Наставления не всегда были заранее обдуманной риторической декламацией. Они возникали часто стихийно как отклик на житейские невзгоды родных, о которых узнавали из писем, как средство успокоить и обнадежить их ввиду плохих новостей с фронта. Письма детям и подросткам по содержанию оказывались близкими к назидательным притчам; так, эпистолярии Ю. Бодунова в чем-то похожи на письма, отправленные В. Мальцевым сестре[1711]. Наставления во многих случаях вообще сводились к традиционным пожеланиям, обычно содержащимся в конце писем – но и они в какой-то мере поддерживали нравственный канон[1712].
5
Среди разнообразных сведений, отмеченных в дневниках и письмах, мы нередко находим и сообщения о том, как помогали родным, друзьям и просто малознакомым людям. Иногда отмечается и цена подарка. Не стесняясь, говорили и о том, каким трудным являлся этот шаг, сколь важна была эта помощь – тем самым подчеркивалась гордость за то, что не прошли мимо них. Попутно говорилось и о других, кто также помогал попавшим в беду блокадникам – упрочалось понимание того, что сердобольный человек не одинок в выражении сочувствия пострадавшим.
Это не инвентарная опись подаренных вещей и продуктов. Каждый благородный поступок обрастает подробностями, обсуждается и оценивается как проявление нравственных качеств людей. Человек словно соразмышляет вместе с другими, как ему следует поддержать близких – иногда и с нотками отчаяния, не сдерживая своих чувств. Дневник или письмо превращаются в стенограмму рождения и закрепления чувства милосердия. Таковы, например, записи А. С. Никольского, лихорадочно пытавшегося уберечь от смерти жену в самые страшные дни начала января 1942 г.: «Чем кормить Веру?…Вера спит весь день. Сухари все съела. Хлеб есть боится. Ослабела» (запись 1 января 1942 г.); «Вера понемногу ест тощую плитку того, что зовется шоколадом. Боюсь, что это по преимуществу „моральная“пища… В голове одно: где достать для Веры еду, еду и еду» (запись 2 января 1942 г.)[1713].

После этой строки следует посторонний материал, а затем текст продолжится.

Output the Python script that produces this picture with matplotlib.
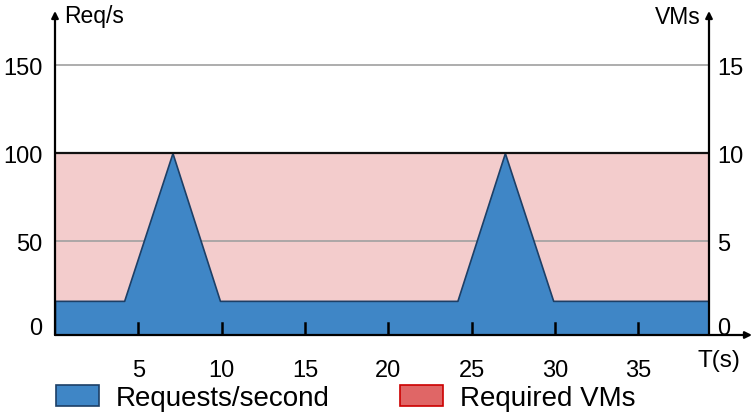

Письмо B. C. Люблинского А. Д. Люблинской 23 января 1942 г. о спасении им библиотекаря ГПБ В. Э. Горонской можно с оговоркой даже назвать новеллой: четко выделены основные сюжетные линии, завязка и развязка истории. В. Э. Горонская, как могла, помогала своим родственникам, и вскоре слегла. «Не имея более ни света, ни дров, ни еды – ни даже последней юбки и туфель – свалилась бессильной, неузнаваемой, черной… не будучи в силах дойти до булочной», – пишет B. C. Люблинский, и мы чувствуем, как усиливается его волнение с каждой строчкой. «Помощи ей не было никакой» – сказав это, нельзя было не взять и на себя обязательств. И он досконально перечисляет все, сделанное им: «Я развил кипучую деятельность, делился с ней кашей и хлебом, несколько раз вытаскивал ее из полного отчаяния, устроил ее дочку в ясли (дело труднейшее)…» Ее отказались принять в стационар – и он совершил, по его словам, «второе чудо»: «Перетащил совершенно ослабевшую Веру Эфоровну на санях в библиотеку»[1714].